Members of Iraq's security forces and allied paramilitary units of the Hashed al-Shaabi, their uniform splattered in ochre, were making painfully slow progress, with some military vehicles sinking in the sand.
Anna, surrounded to the east, west and south, sat among scrawny trees on the horizon.
Black smoke billowed over the town from barrels of oil set ablaze by IS fighters to obscure the skies for US-led coalition warplanes and Iraqi helicopters supporting the Iraqi advance, amid intermittent automatic weapons fire.
General Abdelamir Yarallah, head of the anti-IS Joint Operations Command, announced Tuesday that "infantry units and armour backed by the Hashed al-Shaabi" had launched an offensive to retake Anna and nearby Al-Rayhanna village.
Anna, about 100 kilometres (60 miles) west of the border with war-torn Syria, is one of three towns in Anbar province of western Iraq still under IS control.
After Anna, Iraqi forces are expected to next target Rawa to the northwest and finally Al-Qaim, close to the border with the Syrian province of Deir Ezzor.
IS is under fire across the border in twin offensives mounted by forces loyal to Syrian President Bashar al-Assad and a Kurdish-Arab alliance backed by the United States.

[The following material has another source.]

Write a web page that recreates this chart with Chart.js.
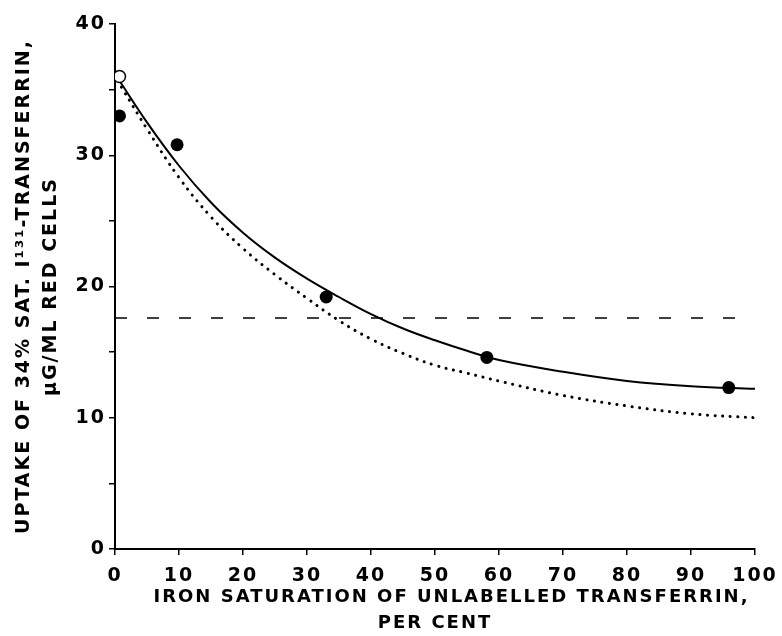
<!DOCTYPE html>
<html>
<head>
<meta charset="utf-8">
<script src="https://cdn.jsdelivr.net/npm/chart.js@4.4.1/dist/chart.umd.min.js"></script>
<style>
  html, body { margin: 0; padding: 0; background: #fff; }
  #wrap { width: 782px; height: 636px; }
</style>
</head>
<body>
<div id="wrap"><canvas id="uptakeChart" width="782" height="636"></canvas></div>
<script>
// measured points (iron saturation %, uptake ug/ml red cells)
const filledX = [0.7, 9.7, 33.0, 58.1, 95.9];
const filledY = [33.0, 30.8, 19.2, 14.6, 12.3];
const openX = [0.7];
const openY = [36.0];

// solid curve
const solidX = [0.8, 5, 10, 15, 20, 25, 30, 35, 40, 45, 50, 55, 60, 70, 80, 90, 100];
const solidY = [35.6, 32.5, 29.2, 26.4, 24.1, 22.2, 20.6, 19.2, 17.9, 16.8, 15.9, 15.1, 14.4, 13.5, 12.8, 12.4, 12.2];

// dotted curve
const dottedX = [1, 5, 10, 15, 20, 25, 30, 35, 40, 45, 50, 55, 60, 70, 80, 90, 100];
const dottedY = [35.2, 32.0, 28.3, 25.3, 22.9, 20.9, 19.1, 17.4, 16.0, 14.9, 14.0, 13.4, 12.8, 11.7, 10.9, 10.3, 10.0];

// dashed horizontal line
const dashedX = [0, 100];
const dashedY = [17.6, 17.6];

const xTicks = [0, 10, 20, 30, 40, 50, 60, 70, 80, 90, 100];
const yTicks = [0, 10, 20, 30, 40];

function pts(xs, ys) {
    return xs.map((x, i) => ({ x: x, y: ys[i] }));
}

const spacing = {
    id: 'spacing',
    beforeLayout(chart) { chart.ctx.letterSpacing = '2px'; },
    beforeDraw(chart) { chart.ctx.letterSpacing = '2px'; }
};

const ctx = document.getElementById('uptakeChart').getContext('2d');

new Chart(ctx, {
    type: 'scatter',
    data: {
        datasets: [
            {
                label: 'observed',
                data: pts(filledX, filledY),
                pointRadius: 6.5,
                pointBackgroundColor: '#000',
                pointBorderColor: '#000',
                pointBorderWidth: 0,
                showLine: false,
                order: 0
            },
            {
                label: 'open',
                data: pts(openX, openY),
                pointRadius: 6,
                pointBackgroundColor: '#fff',
                pointBorderColor: '#000',
                pointBorderWidth: 1.5,
                showLine: false,
                order: 0
            },
            {
                label: 'solid',
                data: pts(solidX, solidY),
                showLine: true,
                borderColor: '#000',
                borderWidth: 2,
                pointRadius: 0,
                tension: 0.4,
                order: 1
            },
            {
                label: 'dotted',
                data: pts(dottedX, dottedY),
                showLine: true,
                borderColor: '#000',
                borderWidth: 3,
                borderDash: [0.1, 7.5],
                borderCapStyle: 'round',
                pointRadius: 0,
                tension: 0.4,
                order: 1
            },
            {
                label: 'dashed',
                data: pts(dashedX, dashedY),
                showLine: true,
                borderColor: '#000',
                borderWidth: 1.5,
                borderDash: [12, 20],
                pointRadius: 0,
                order: 1
            }
        ]
    },
    options: {
        responsive: false,
        animation: false,
        layout: { padding: { top: 24, right: 27, left: 0, bottom: 0 } },
        plugins: {
            legend: { display: false },
            tooltip: { enabled: false }
        },
        scales: {
            x: {
                type: 'linear',
                min: 0,
                max: 100,
                afterFit: (s) => {
                    s.height = 87;
                    s.paddingLeft = 0;
                    s.paddingRight = 0;
                },
                afterBuildTicks: (s) => { s.ticks = xTicks.map(v => ({ value: v })); },
                border: { color: '#000', width: 2 },
                grid: { drawOnChartArea: false, drawTicks: true, tickLength: 6, color: '#000', lineWidth: 1.5 },
                ticks: {
                    color: '#000',
                    padding: 10,
                    maxRotation: 0,
                    font: { family: 'DejaVu Sans', size: 19, weight: 'bold' }
                },
                title: {
                    display: true,
                    text: ['\u2002\u2002\u2002IRON SATURATION OF UNLABELLED TRANSFERRIN,', 'PER CENT'],
                    color: '#000',
                    padding: { top: 0, bottom: 0 },
                    font: { family: 'DejaVu Sans', size: 18, weight: 'bold', lineHeight: 1.44 }
                }
            },
            y: {
                type: 'linear',
                min: 0,
                max: 40,
                afterFit: (s) => { s.width = 115; },
                afterBuildTicks: (s) => {
                    const t = [];
                    for (let v = 0; v <= 40; v += 5) t.push({ value: v });
                    s.ticks = t;
                },
                border: { color: '#000', width: 2 },
                grid: { drawOnChartArea: false, drawTicks: true, tickLength: 6, color: '#000', lineWidth: 1.5 },
                ticks: {
                    color: '#000',
                    padding: 3,
                    callback: (v) => yTicks.includes(v) ? String(v) : '',
                    font: { family: 'DejaVu Sans', size: 19, weight: 'bold' }
                },
                title: {
                    display: true,
                    text: ['UPTAKE OF 34% SAT. I\u00b9\u00b3\u00b9-TRANSFERRIN,', '\u03bcG/ML RED CELLS'],
                    color: '#000',
                    padding: { top: 11, bottom: 0 },
                    font: { family: 'DejaVu Sans', size: 19, weight: 'bold', lineHeight: 1.4 }
                }
            }
        }
    },
    plugins: [spacing]
});
</script>
</body>
</html>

Three years after IS took control of swathes of territory straddling the two Arab states, Iraqi forces are pushing to retake all areas seized by the jihadists, scoring their biggest victory in July with the recapture of the country's second city Mosul.
Iraq is also preparing to launch an assault against another of the jihadists' last remaining strongholds, the town of Hawija about 300 kilometres north of Baghdad.